Welche Rolle die Arbeit für die Tsunamivorhersage in der Realität spielt, ist jedoch unklar. "Wir kennen die Tiefe des Ozeans nicht so genau wie gefordert, trotzdem sind die Prognosen gut. Das spricht gegen die Theorie der Kollegen", sagt Andrey Babeyko vom Deutschen Geoforschungszentrum in Potsdam. Dort wurde nach der Katastrophe 2004 ein Warnsystem für den Indischen Ozean entworfen. Solche Anlagen bestehen aus einem Netz von Bojen, die die Wellenhöhe messen. Ihre Daten fließen oft in die Prognose ein, um sie iterativ immer weiter zu verbessern.

Doch auch ohne diesen Trick liefert eine Berechnung brauchbare Ergebnisse, sagt Babeyko, der das nach eigener Aussage anhand des Tohoku-Seebebens am 11. März 2011 überprüft hat. Damals hatte ein Tsunami nicht nur fast 20 000 Todesopfer in Japan gefordert, sondern auch drei Blöcke des Kernkraftwerks Fukushima-I in die Kernschmelze getrieben. Später krachten auf Hawaii und in Kalifornien Wellen gegen die Küste und richteten Sachschäden an.

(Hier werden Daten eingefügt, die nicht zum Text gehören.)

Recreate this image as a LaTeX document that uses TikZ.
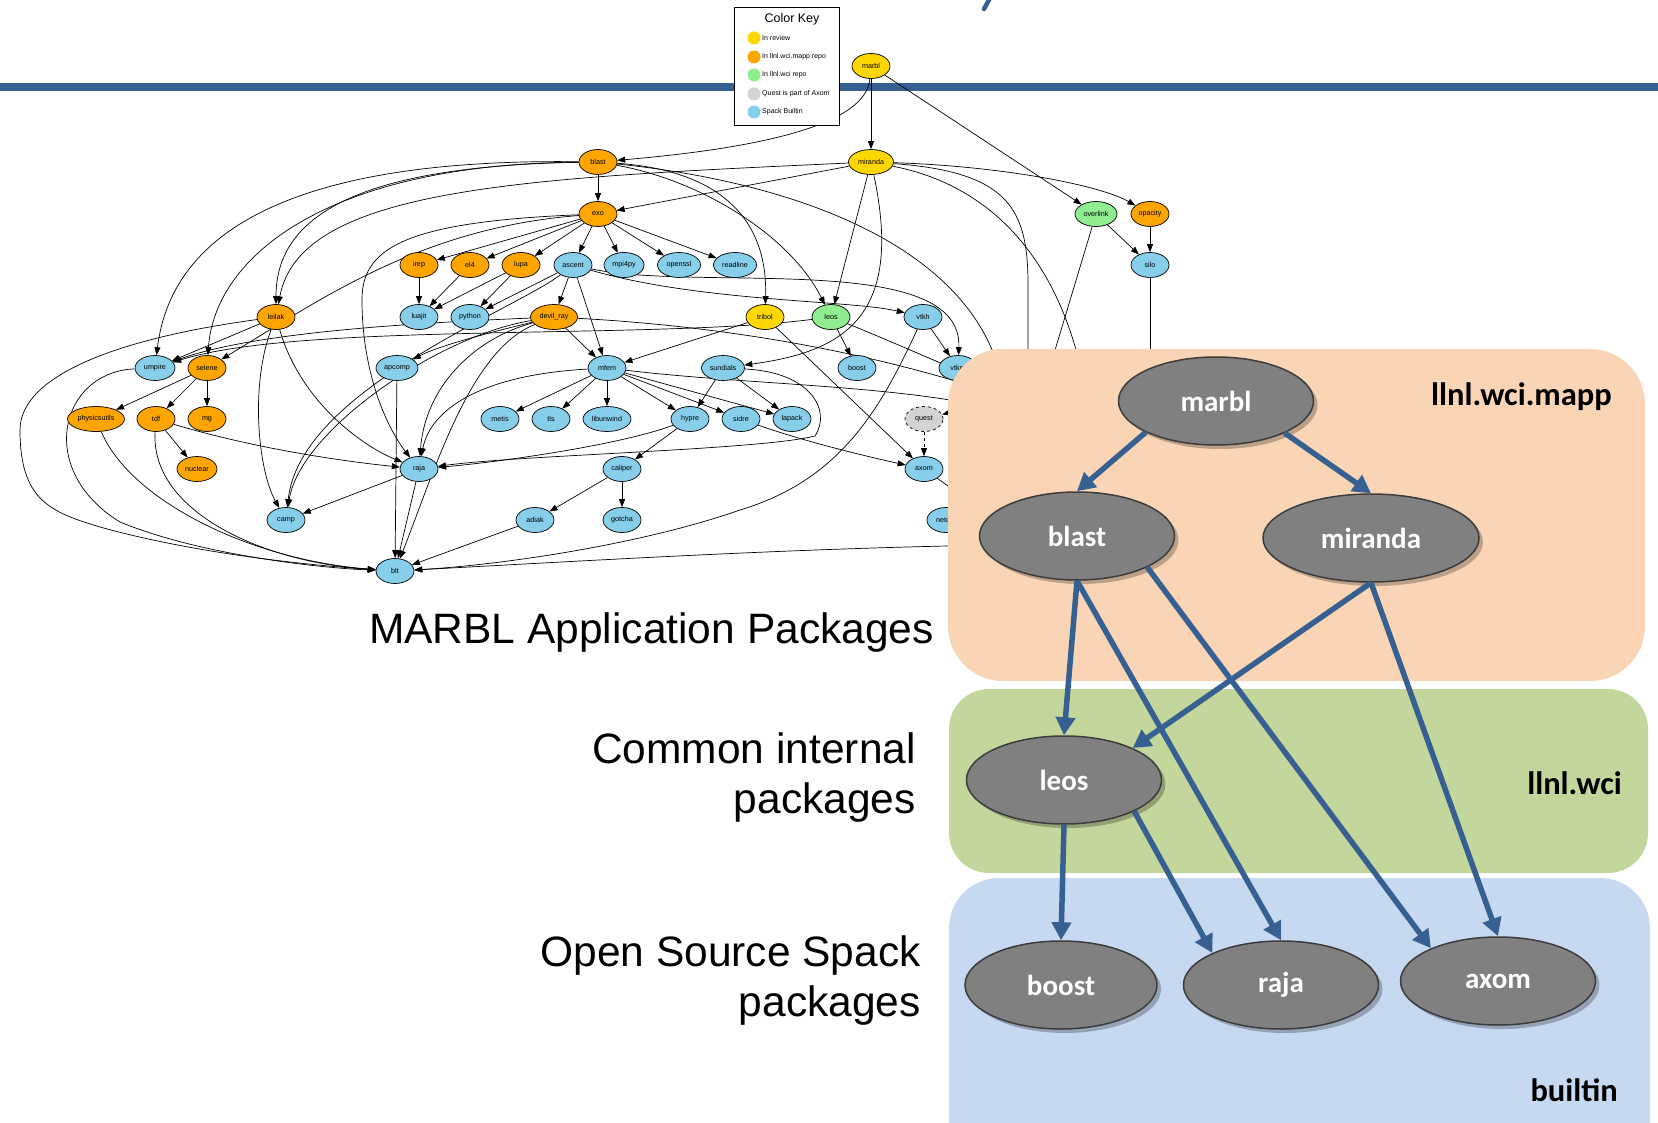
\documentclass[tikz,border=0pt]{standalone}
\usepackage{fontspec}
\setmainfont{Liberation Sans}
\newfontfamily\carl{Carlito}
\usetikzlibrary{shapes.geometric,arrows.meta,shadows}
\definecolor{gvgold}{RGB}{255,215,0}
\definecolor{gvorange}{RGB}{255,165,0}
\definecolor{gvgreen}{RGB}{144,238,144}
\definecolor{gvgray}{RGB}{211,211,211}
\definecolor{gvblue}{RGB}{135,206,235}
\definecolor{barblue}{RGB}{54,96,146}
\definecolor{peach}{RGB}{250,213,181}
\definecolor{sage}{RGB}{195,214,155}
\definecolor{paleblue}{RGB}{198,217,241}
\definecolor{bignode}{RGB}{128,128,128}
\definecolor{bigborder}{RGB}{60,60,60}
\pgfdeclarelayer{bg}
\pgfdeclarelayer{edges}
\pgfdeclarelayer{over}
\pgfsetlayers{bg,edges,main,over}
\begin{document}
\begin{tikzpicture}[x=1pt,y=-1pt,
  pkg/.style={ellipse,draw=black,line width=0.7pt,minimum width=38pt,minimum height=25pt,inner sep=0pt,font=\fontsize{7.2}{8}\selectfont},
  rev/.style={pkg,fill=gvgold},
  mapp/.style={pkg,fill=gvorange},
  wci/.style={pkg,fill=gvgreen},
  axq/.style={pkg,fill=gvgray,dashed},
  spk/.style={pkg,fill=gvblue},
  dep/.style={line width=0.7pt,-{Triangle[length=8pt,width=6pt]}},
  ln/.style={line width=0.7pt},
  keydot/.style={circle,minimum size=13pt,inner sep=0pt},
  keytxt/.style={anchor=west,inner sep=0pt,font=\fontsize{7}{8}\selectfont},
  big/.style={ellipse,draw=bigborder,line width=1.5pt,fill=bignode,minimum width=195pt,minimum height=88pt,inner sep=0pt,text=white,font=\carl\bfseries\fontsize{29}{30}\selectfont,drop shadow={shadow xshift=4pt,shadow yshift=-4pt,opacity=0.25,fill=black}},
  bigdep/.style={draw=barblue,line width=5.5pt,-{Triangle[length=18pt,width=19pt,fill=barblue]}},
  grp/.style={inner sep=0pt,font=\carl\bfseries\fontsize{32.5}{34}\selectfont},
  lab/.style={inner sep=0pt,align=right,font=\fontsize{42.5}{50}\selectfont}
]
\useasboundingbox (0,0) rectangle (1658,1123);
\begin{pgfonlayer}{bg}
\fill[white] (0,0) rectangle (1658,1123);
\fill[barblue] (0,83) rectangle (1658,91);
\draw[barblue,line width=4.5pt,line cap=round] (990,-2) -- (984,9);
\end{pgfonlayer}

% colour key
\node[draw=black,line width=0.8pt,fill=white,minimum width=105pt,minimum height=118pt,inner sep=0pt] (key) at (786.5,66) {};
\node[inner sep=0pt,font=\fontsize{12.5}{14}\selectfont] (keytitle) at (792,19) {Color Key};
\node[keydot,fill=gvgold] (k1) at (754,38) {};
\node[keydot,fill=gvorange] (k2) at (754,57) {};
\node[keydot,fill=gvgreen] (k3) at (754,75) {};
\node[keydot,fill=gvgray] (k4) at (754,94) {};
\node[keydot,fill=gvblue] (k5) at (754,112) {};
\node[keytxt] (t1) at (762,38) {In review};
\node[keytxt] (t2) at (762,57) {In llnl.wci.mapp repo};
\node[keytxt] (t3) at (762,75) {In llnl.wci repo};
\node[keytxt] (t4) at (762,94) {Quest is part of Axom};
\node[keytxt] (t5) at (762,112) {Spack Builtin};

% small graph nodes
\node[rev] (marbl) at (871,66) {marbl};
\node[mapp] (blast) at (598,162) {blast};
\node[rev,minimum width=45pt] (miranda) at (871,162) {miranda};
\node[mapp] (exo) at (598,214) {exo};
\node[wci,minimum width=42pt] (overlink) at (1096,214) {overlink};
\node[mapp] (opacity) at (1150,214) {opacity};
\node[mapp] (irep) at (419,265) {irep};
\node[mapp] (el4) at (470,265) {el4};
\node[mapp] (lupa) at (521,265) {lupa};
\node[spk] (ascent) at (573,265) {ascent};
\node[spk,minimum width=40pt] (mpi4py) at (624,265) {mpi4py};
\node[spk,minimum width=43pt] (openssl) at (679,265) {openssl};
\node[spk,minimum width=43pt] (readline) at (735,265) {readline};
\node[spk] (silo) at (1150,265) {silo};
\node[mapp] (leilak) at (276,317) {leilak};
\node[spk] (luajit) at (419,317) {luajit};
\node[spk] (python) at (470,317) {python};
\node[mapp,minimum width=47pt] (devilray) at (554,317) {devil\_ray};
\node[rev] (tribol) at (765,317) {tribol};
\node[wci] (leos) at (831,317) {leos};
\node[spk] (vtkh) at (923,317) {vtkh};
\node[spk,minimum width=40pt] (umpire) at (155,368) {umpire};
\node[mapp] (selene) at (207,368) {selene};
\node[spk,minimum width=42pt] (apcomp) at (397,368) {apcomp};
\node[spk] (mfem) at (607,368) {mfem};
\node[spk,minimum width=43pt] (sundials) at (723,368) {sundials};
\node[spk] (boost) at (857,368) {boost};
\node[spk] (vtkm) at (958,368) {vtkm};
\node[mapp,minimum width=57pt] (physicsutils) at (96,419) {physicsutils};
\node[mapp] (tdf) at (156,419) {tdf};
\node[mapp] (mg) at (207,419) {mg};
\node[spk] (metis) at (500,419) {metis};
\node[spk] (tls) at (551,419) {tls};
\node[spk,minimum width=48pt] (libunwind) at (607,419) {libunwind};
\node[spk] (hypre) at (690,419) {hypre};
\node[spk] (sidre) at (741,419) {sidre};
\node[spk] (lapack) at (792,419) {lapack};
\node[axq] (quest) at (924,419) {quest};
\node[mapp,minimum width=40pt] (nuclear) at (197,469) {nuclear};
\node[spk] (raja) at (419,469) {raja};
\node[spk] (caliper) at (622,469) {caliper};
\node[spk] (axom) at (924,469) {axom};
\node[spk] (camp) at (286,520) {camp};
\node[spk] (adiak) at (535,520) {adiak};
\node[spk] (gotcha) at (622,520) {gotcha};
\node[spk] (netcdf) at (946,520) {netcdf};
\node[spk] (blt) at (395,571) {blt};

\coordinate (h1) at (1034,420);
\coordinate (h2) at (1150,420);
\coordinate (h3) at (1028,430);
\coordinate (h4) at (1090,420);
\coordinate (h5) at (1005,400);
\coordinate (h6) at (1005,390);
\coordinate (h7) at (1000,545);
\coordinate (h8) at (975,505);
\coordinate (h9) at (980,405);
\coordinate (h10) at (1000,395);
\coordinate (h11) at (1000,410);

\begin{pgfonlayer}{edges}
% marbl
\draw[dep] (marbl) .. controls (866,125) and (760,148) .. (blast);
\draw[dep] (marbl) -- (miranda);
\draw[dep] (marbl) -- (overlink);
% blast
\draw[dep] (blast) -- (exo);
\draw[dep] (blast) .. controls (360,166) and (276,215) .. (leilak);
\draw[dep] (blast) .. controls (300,158) and (172,228) .. (umpire);
\draw[dep] (blast) .. controls (330,164) and (215,255) .. (selene);
\draw[dep] (blast) .. controls (700,180) and (790,235) .. (leos);
\draw[dep] (blast) .. controls (715,170) and (768,215) .. (tribol);
\draw[ln] (blast) .. controls (820,185) and (990,260) .. (h5);
% miranda
\draw[dep] (miranda) -- (exo);
\draw[dep] (miranda) .. controls (520,178) and (300,188) .. (leilak);
\draw[dep] (miranda) -- (leos);
\draw[dep] (miranda) .. controls (905,320) and (840,352) .. (sundials);
\draw[dep] (miranda) .. controls (1000,166) and (1100,185) .. (opacity);
\draw[ln] (miranda) .. controls (1010,172) and (1028,210) .. (1028,285) -- (h3);
\draw[ln] (miranda) .. controls (990,185) and (1070,260) .. (h4);
% overlink, opacity
\draw[dep] (overlink) -- (silo);
\draw[dep] (opacity) -- (silo);
\draw[ln] (overlink) -- (h1);
\draw[ln] (silo) -- (h2);
% exo
\draw[dep] (exo) -- (irep);
\draw[dep] (exo) -- (el4);
\draw[dep] (exo) -- (lupa);
\draw[dep] (exo) -- (ascent);
\draw[dep] (exo) -- (mpi4py);
\draw[dep] (exo) -- (openssl);
\draw[dep] (exo) -- (readline);
\draw[dep] (exo) .. controls (420,228) and (320,300) .. (selene);
\draw[dep] (exo) .. controls (400,222) and (362,250) .. (362,300) .. controls (362,370) and (385,425) .. (raja);
% third row
\draw[dep] (irep) -- (luajit);
\draw[dep] (el4) -- (luajit);
\draw[dep] (lupa) -- (luajit);
\draw[dep] (lupa) -- (python);
\draw[dep] (ascent) -- (python);
\draw[dep] (ascent) -- (devilray);
\draw[dep] (ascent) -- (mfem);
\draw[dep] (ascent) .. controls (700,292) and (963,250) .. (vtkm);
\draw[dep] (ascent) .. controls (700,302) and (850,300) .. (vtkh);
\draw[dep] (ascent) .. controls (515,310) and (300,390) .. (camp);
% devil_ray
\draw[dep] (devilray) -- (mfem);
\draw[dep] (devilray) .. controls (500,330) and (440,345) .. (apcomp);
\draw[dep] (devilray) .. controls (470,340) and (425,390) .. (raja);
\draw[dep] (devilray) .. controls (440,335) and (300,430) .. (camp);
\draw[dep] (devilray) .. controls (470,350) and (435,470) .. (blt);
\draw[dep] (devilray) .. controls (440,322) and (260,330) .. (umpire);
\draw[ln] (devilray) .. controls (700,325) and (850,345) .. (h10);
% tribol, leos, vtkh
\draw[dep] (tribol) -- (mfem);
\draw[dep] (tribol) -- (axom);
\draw[dep] (leos) -- (boost);
\draw[dep] (leos) .. controls (650,340) and (300,322) .. (umpire);
\draw[ln] (leos) .. controls (900,345) and (960,372) .. (h6);
\draw[dep] (vtkh) -- (vtkm);
\draw[dep] (vtkh) .. controls (880,410) and (840,480) .. (740,510) .. controls (640,545) and (500,565) .. (blt);
% leilak
\draw[dep] (leilak) -- (umpire);
\draw[dep] (leilak) .. controls (250,385) and (258,470) .. (camp);
\draw[dep] (leilak) .. controls (300,400) and (360,445) .. (raja);
\draw[dep] (leilak) .. controls (120,338) and (20,375) .. (20,430) .. controls (20,500) and (50,512) .. (100,527) .. controls (200,555) and (320,566) .. (blt);
% umpire, selene, tdf
\draw[dep] (umpire) .. controls (60,372) and (35,470) .. (120,522) .. controls (200,555) and (320,568) .. (blt);
\draw[dep] (selene) -- (physicsutils);
\draw[dep] (selene) -- (tdf);
\draw[dep] (selene) -- (mg);
\draw[dep] (physicsutils) .. controls (130,500) and (250,560) .. (blt);
\draw[dep] (tdf) .. controls (150,510) and (260,562) .. (blt);
\draw[dep] (tdf) -- (nuclear);
\draw[dep] (tdf) .. controls (260,450) and (350,462) .. (raja);
\draw[dep] (apcomp) -- (blt);
% mfem
\draw[dep] (mfem) -- (metis);
\draw[dep] (mfem) -- (tls);
\draw[dep] (mfem) -- (libunwind);
\draw[dep] (mfem) -- (hypre);
\draw[dep] (mfem) -- (sidre);
\draw[dep] (mfem) -- (lapack);
\draw[dep] (mfem) .. controls (480,375) and (430,410) .. (raja);
\draw[ln] (mfem) .. controls (750,385) and (900,385) .. (h11);
% sundials, hypre, caliper
\draw[dep] (sundials) -- (hypre);
\draw[dep] (sundials) -- (lapack);
\draw[dep] (sundials) .. controls (810,372) and (832,410) .. (815,436) .. controls (760,450) and (520,455) .. (raja);
\draw[dep] (hypre) -- (caliper);
\draw[dep] (hypre) .. controls (620,445) and (500,462) .. (raja);
\draw[dep] (caliper) -- (adiak);
\draw[dep] (caliper) -- (gotcha);
\draw[dep] (adiak) -- (blt);
\draw[dep] (sidre) .. controls (800,440) and (860,455) .. (axom);
\draw[dep,dashed] (quest) -- (axom);
\draw[dep] (h9) -- (quest);
\draw[ln] (axom) -- (h8);
\draw[dep] (raja) -- (camp);
\draw[dep] (raja) -- (blt);
\draw[dep] (h7) .. controls (800,548) and (600,560) .. (blt);
\end{pgfonlayer}

% overlay
\begin{pgfonlayer}{over}
\fill[peach,rounded corners=55pt] (948,349) rectangle (1645,681);
\fill[sage,rounded corners=40pt] (949,689) rectangle (1648,873);
\fill[paleblue,rounded corners=50pt] (949,878) rectangle (1650,1180);
\node[grp,anchor=east] (lmapp) at (1612,397) {llnl.wci.mapp};
\node[grp,anchor=east] (lwci) at (1622,783) {llnl.wci};
\node[grp,anchor=east] (lbuiltin) at (1618,1090) {builtin};
\node[big] (Bmarbl) at (1216,401) {marbl};
\node[big] (Bblast) at (1077,536) {blast};
\node[big,minimum width=216pt] (Bmiranda) at (1371,538) {miranda};
\node[big] (Bleos) at (1064,780) {leos};
\node[big,minimum width=192pt] (Bboost) at (1061,985) {boost};
\node[big] (Braja) at (1281,985) {raja};
\node[big] (Baxom) at (1498,981) {axom};
\draw[bigdep] (Bmarbl.-156) -- (Bblast.north);
\draw[bigdep] (Bmarbl.-25) -- (Bmiranda.north);
\draw[bigdep] (Bblast.south) -- (Bleos.north);
\draw[bigdep] (Bblast.south) -- (Braja.north);
\draw[bigdep] (Bblast.-24) -- (Baxom.154);
\draw[bigdep] (Bmiranda.south) -- (Bleos.25);
\draw[bigdep] (Bmiranda.south) -- (Baxom.north);
\draw[bigdep] (Bleos.south) -- (Bboost.north);
\draw[bigdep] (Bleos.-24) -- (Braja.155);
\end{pgfonlayer}
\node[lab,anchor=east] (tMarbl) at (934,633) {MARBL Application Packages};
\node[lab,anchor=east] (tCommon) at (916,778) {Common internal\\packages};
\node[lab,anchor=east] (tOpen) at (921,981) {Open Source Spack\\packages};
\end{tikzpicture}
\end{document}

Das Team aus Göttingen erkennt durchaus an, dass die Tsunamivorhersage heute in vielen Fällen gut funktioniert. "Auf Grund unserer Rechnungen erwarten wir jedoch, dass es auch Fälle geben wird, in denen deutliche Abweichungen auftreten können", sagt Ragnar Fleischmann. "Um dafür gewappnet zu sein, müsste man den beschriebenen Effekt in zukünftigen Prognosen berücksichtigen."